The United States was afraid, and had reason to be afraid, though not enough reason to trade its birthright for a mess of illusions. The war gave impetus to new attacks on anyone seen as
potentially disloyal—and by the middle of 1950, most of the Hollywood Ten had started serving prison time for contempt. In June Louis Budenz, the former
Midwest Daily Record
editor who had become a fervent Catholic and anti-Red activist, told the FBI that Nelson Algren was a “concealed Communist”—one who would deny membership in the party and didn't hold himself out as a Communist. There also was increasing scrutiny on political liberals in the arts. On June 22, 1950, the right-wing journal
Counterattack
issued a pamphlet called
Red Channels: The Report of Communist Influence in Radio and Television
, listing 151 popular musicians, writers, and actors with alleged Communist ties.
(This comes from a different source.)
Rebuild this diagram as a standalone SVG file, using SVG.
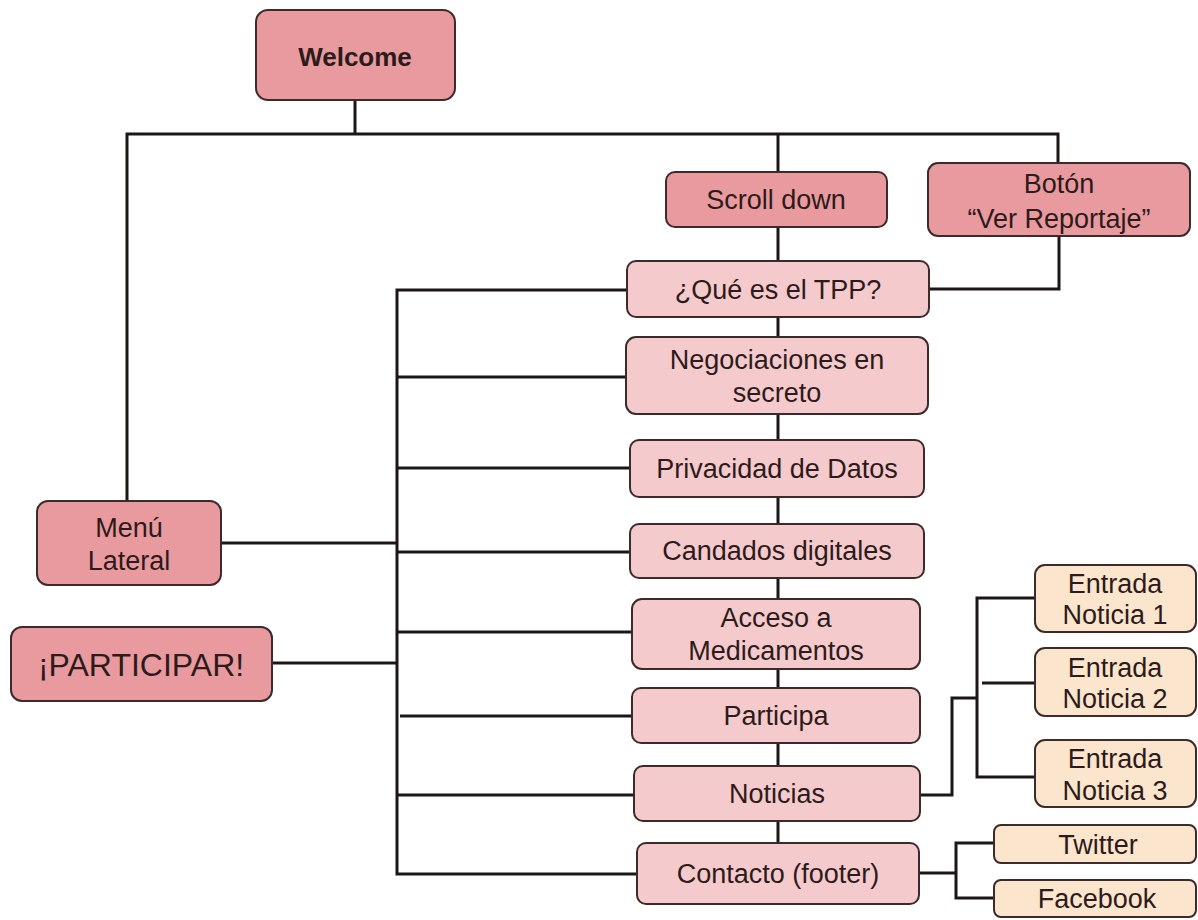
<svg xmlns="http://www.w3.org/2000/svg" width="1198" height="920" viewBox="0 0 1198 920">
<style>
.c{fill:none;stroke:#1c1614;stroke-width:3;stroke-linejoin:miter}
.d{fill:#E99A9E;stroke:#3d2a2a;stroke-width:2}
.l{fill:#F5CACC;stroke:#3d2a2a;stroke-width:2}
.p{fill:#FCE5CD;stroke:#3d2a2a;stroke-width:2}
text{font-family:"Liberation Sans",Arial,sans-serif;font-size:27px;fill:#2d1b1b;text-anchor:middle}
.b{font-weight:bold;font-size:26px}
.big{font-size:32px}
</style>
<rect width="1198" height="920" fill="#ffffff"/>
<g id="connectors">
<path class="c" d="M355,100 V134"/>
<path class="c" d="M127,500 V134 H1058 V163"/>
<path class="c" d="M778,134 V172"/>
<path class="c" d="M1059,236 V289 H929"/>
<path class="c" d="M778,227 V843"/>
<path class="c" d="M627,290 H397 V874 H637"/>
<path class="c" d="M397,377 H626"/>
<path class="c" d="M397,468 H630"/>
<path class="c" d="M397,552 H630"/>
<path class="c" d="M397,632 H632"/>
<path class="c" d="M400,716 H632"/>
<path class="c" d="M397,795 H634"/>
<path class="c" d="M221,543 H397"/>
<path class="c" d="M272,663 H397"/>
<path class="c" d="M920,795 H952 V698 H977"/>
<path class="c" d="M1035,598 H977 V777 H1035"/>
<path class="c" d="M982,683 H1035"/>
<path class="c" d="M919,873 H956"/>
<path class="c" d="M994,843 H956 V898 H994"/>
</g>
<g id="welcome"><rect class="d" x="256" y="10" width="199" height="90" rx="12"/><text class="b" x="355" y="66">Welcome</text></g>
<g id="scroll-down"><rect class="d" x="666" y="172" width="221" height="55" rx="9"/><text x="776" y="209">Scroll down</text></g>
<g id="boton"><rect class="d" x="928" y="163" width="262" height="73" rx="10"/><text x="1059" y="193">Botón</text><text x="1059" y="228">“Ver Reportaje”</text></g>
<g id="menu-lateral"><rect class="d" x="37" y="501" width="184" height="84" rx="11"/><text x="129" y="537">Menú</text><text x="129" y="570">Lateral</text></g>
<g id="participar"><rect class="d" x="11" y="627" width="261" height="74" rx="11"/><text class="big" x="141" y="676">¡PARTICIPAR!</text></g>
<g id="que-es"><rect class="l" x="627" y="261" width="302" height="56" rx="9"/><text x="778" y="299">¿Qué es el TPP?</text></g>
<g id="negociaciones"><rect class="l" x="626" y="337" width="302" height="77" rx="10"/><text x="777" y="369">Negociaciones en</text><text x="777" y="402">secreto</text></g>
<g id="privacidad"><rect class="l" x="630" y="440" width="294" height="57" rx="9"/><text x="777" y="478">Privacidad de Datos</text></g>
<g id="candados"><rect class="l" x="630" y="524" width="294" height="54" rx="9"/><text x="777" y="560">Candados digitales</text></g>
<g id="acceso"><rect class="l" x="632" y="599" width="288" height="70" rx="10"/><text x="776" y="627">Acceso a</text><text x="776" y="660">Medicamentos</text></g>
<g id="participa"><rect class="l" x="632" y="688" width="288" height="55" rx="9"/><text x="776" y="725">Participa</text></g>
<g id="noticias"><rect class="l" x="634" y="766" width="286" height="55" rx="9"/><text x="777" y="803">Noticias</text></g>
<g id="contacto"><rect class="l" x="637" y="843" width="282" height="61" rx="9"/><text x="778" y="883">Contacto (footer)</text></g>
<g id="entrada1"><rect class="p" x="1035" y="565" width="161" height="67" rx="10"/><text x="1115" y="593">Entrada</text><text x="1115" y="624">Noticia 1</text></g>
<g id="entrada2"><rect class="p" x="1035" y="648" width="161" height="68" rx="10"/><text x="1115" y="677">Entrada</text><text x="1115" y="708">Noticia 2</text></g>
<g id="entrada3"><rect class="p" x="1035" y="740" width="161" height="67" rx="10"/><text x="1115" y="768">Entrada</text><text x="1115" y="800">Noticia 3</text></g>
<g id="twitter"><rect class="p" x="994" y="825" width="202" height="38" rx="7"/><text x="1098" y="854">Twitter</text></g>
<g id="facebook"><rect class="p" x="994" y="880" width="202" height="37" rx="7"/><text x="1097" y="908">Facebook</text></g>
</svg>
Studs Terkel and Nelson missed the cut—Studs blamed a New York bias. But the list included such major stars as Nelson's favorite radio satirist, Henry Morgan, conductor Leonard Bernstein, stripper Gypsy Rose Lee, band leader Artie Shaw, folksinger Pete Seeger, and actor John Garfield.
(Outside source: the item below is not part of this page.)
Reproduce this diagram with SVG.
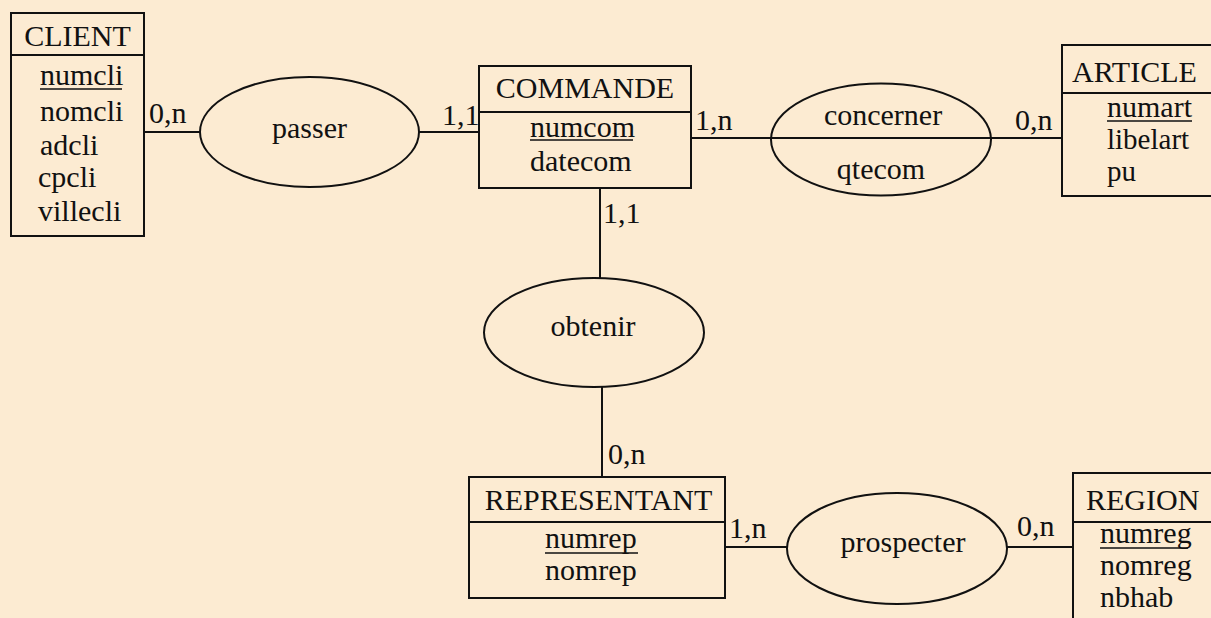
<svg xmlns="http://www.w3.org/2000/svg" width="1211" height="618" viewBox="0 0 1211 618">
<style>
  .bg { fill: #FCEBD2; }
  .box { fill: none; stroke: #111; stroke-width: 2; }
  .rel { fill: none; stroke: #111; stroke-width: 2; }
  .ln { stroke: #111; stroke-width: 2; fill: none; }
  .ul { stroke: #111; stroke-width: 1.5; }
  .t { font-family: 'Liberation Serif', 'Tinos', 'Times New Roman', 'DejaVu Serif', 'Noto Serif', serif; font-size: 30px; fill: #111; }
  .c { text-anchor: middle; }
  .s { font-size: 29px; }
</style>
<rect class="bg" x="0" y="0" width="1211" height="618"/>

<g id="connectors" class="t">
  <line class="ln" x1="144" y1="132" x2="200" y2="132"/>
  <line class="ln" x1="419" y1="132" x2="479" y2="132"/>
  <line class="ln" x1="691" y1="138" x2="771" y2="138"/>
  <line class="ln" x1="991" y1="138" x2="1062" y2="138"/>
  <line class="ln" x1="600" y1="188" x2="600" y2="278"/>
  <line class="ln" x1="602" y1="387" x2="602" y2="477"/>
  <line class="ln" x1="725" y1="547" x2="787" y2="547"/>
  <line class="ln" x1="1007" y1="547" x2="1073" y2="547"/>
  <text x="149" y="123">0,n</text>
  <text x="442" y="125">1,1</text>
  <text x="695" y="130">1,n</text>
  <text x="1015" y="130">0,n</text>
  <text x="603" y="223">1,1</text>
  <text x="608" y="464">0,n</text>
  <text x="729" y="538">1,n</text>
  <text x="1017" y="536">0,n</text>
</g>

<g id="client" class="t">
  <rect class="box" x="11" y="13" width="133" height="223"/>
  <line class="ln" x1="11" y1="55" x2="144" y2="55"/>
  <text class="c" x="77.5" y="46">CLIENT</text>
  <text x="40" y="85">numcli</text>
  <line class="ul" x1="40" y1="89" x2="122" y2="89"/>
  <text x="40" y="121">nomcli</text>
  <text x="40" y="155">adcli</text>
  <text x="38" y="187">cpcli</text>
  <text x="38" y="221">villecli</text>
</g>

<g id="passer" class="t">
  <ellipse class="rel" cx="309.5" cy="132" rx="109.5" ry="55"/>
  <text class="c" x="309.5" y="138">passer</text>
</g>

<g id="commande" class="t">
  <rect class="box" x="479" y="66" width="212" height="122"/>
  <line class="ln" x1="479" y1="112" x2="691" y2="112"/>
  <text class="c" x="585" y="98">COMMANDE</text>
  <text x="530" y="137">numcom</text>
  <line class="ul" x1="530" y1="140" x2="633" y2="140"/>
  <text x="530" y="171">datecom</text>
</g>

<g id="concerner" class="t">
  <ellipse class="rel" cx="881" cy="139.5" rx="110" ry="56"/>
  <line class="ln" x1="771" y1="138" x2="991" y2="138"/>
  <text class="c" x="883" y="125">concerner</text>
  <text class="c" x="881" y="179">qtecom</text>
</g>

<g id="article" class="t">
  <rect class="box" x="1062" y="45" width="160" height="151"/>
  <line class="ln" x1="1062" y1="93" x2="1222" y2="93"/>
  <text x="1072" y="82">ARTICLE</text>
  <text x="1107" y="117">numart</text>
  <line class="ul" x1="1107" y1="121" x2="1192" y2="121"/>
  <text class="s" x="1107" y="149">libelart</text>
  <text class="s" x="1107" y="181">pu</text>
</g>

<g id="obtenir" class="t">
  <ellipse class="rel" cx="594" cy="332.5" rx="110" ry="54.5"/>
  <text class="c" x="593" y="336">obtenir</text>
</g>

<g id="representant" class="t">
  <rect class="box" x="469" y="477" width="256" height="121"/>
  <line class="ln" x1="469" y1="522" x2="725" y2="522"/>
  <text class="c" x="598.5" y="510">REPRESENTANT</text>
  <text x="545" y="548">numrep</text>
  <line class="ul" x1="545" y1="553" x2="638" y2="553"/>
  <text x="545" y="580">nomrep</text>
</g>

<g id="prospecter" class="t">
  <ellipse class="rel" cx="897" cy="548.5" rx="110" ry="55.5"/>
  <text class="c" x="903" y="552">prospecter</text>
</g>

<g id="region" class="t">
  <rect class="box" x="1073" y="473" width="150" height="160"/>
  <line class="ln" x1="1073" y1="522" x2="1223" y2="522"/>
  <text x="1086" y="510">REGION</text>
  <text x="1100" y="543">numreg</text>
  <line class="ul" x1="1100" y1="548" x2="1188" y2="548"/>
  <text x="1100" y="575">nomreg</text>
  <text x="1100" y="607">nbhab</text>
</g>
</svg>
Simone flew out of Paris on July 8, and arrived in Chicago during the hottest stretch of a hot summer. She was wearing an embroidered Indian peasant blouse, carefully chosen to please Nelson, according to her account of the trip in
The Mandarins
. But after she had panted up the wooden back stairs into the Wabansia flat, she felt a chill. Nelson “greeted her casually and then issued all sorts of pronouncements and ground rules for her stay,” according to biographer Deirdre Bair. He had decided that the relationship was going nowhere, and he did not love her anymore. “We'll have a nice summer together, all the same,” he told her. Simone was mortified—she had braved her fear of flying and imminent world war to come see him, and he did not seem to want her at all. In
The Mandarins
the Nelson character, “Lewis,” wants to listen to a baseball game, on which he has bet three bottles of scotch. After a day in which everything seems counterfeit, they get into bed together, but Lewis turns his back without an embrace, claiming he is too tired.
When Simone's character “Anne” packs for their trip to Miller, she puts the embroidered blouse at the bottom, never wanting to wear it again—“it seemed to me as if there were something malignant in its embroidery.”

Even Nelson's old Polish neighborhood, where Simone had felt so at home, had become hostile. The heat was oppressive, softening the tar on the streets. When she went to a hairdresser in the neighborhood, a girl washing her hair asked her severely, “Why are you all Communists in France?” It was also hard to stay clean during the sticky days—there was no bathtub or shower at Wabansia. Art Shay offered to drive her to a friend's house to take a bath while Nelson played poker. She left the bathroom door open, and he snapped a picture of her in the nude, from behind. “You naughty man,” she muttered, though she seemed unperturbed.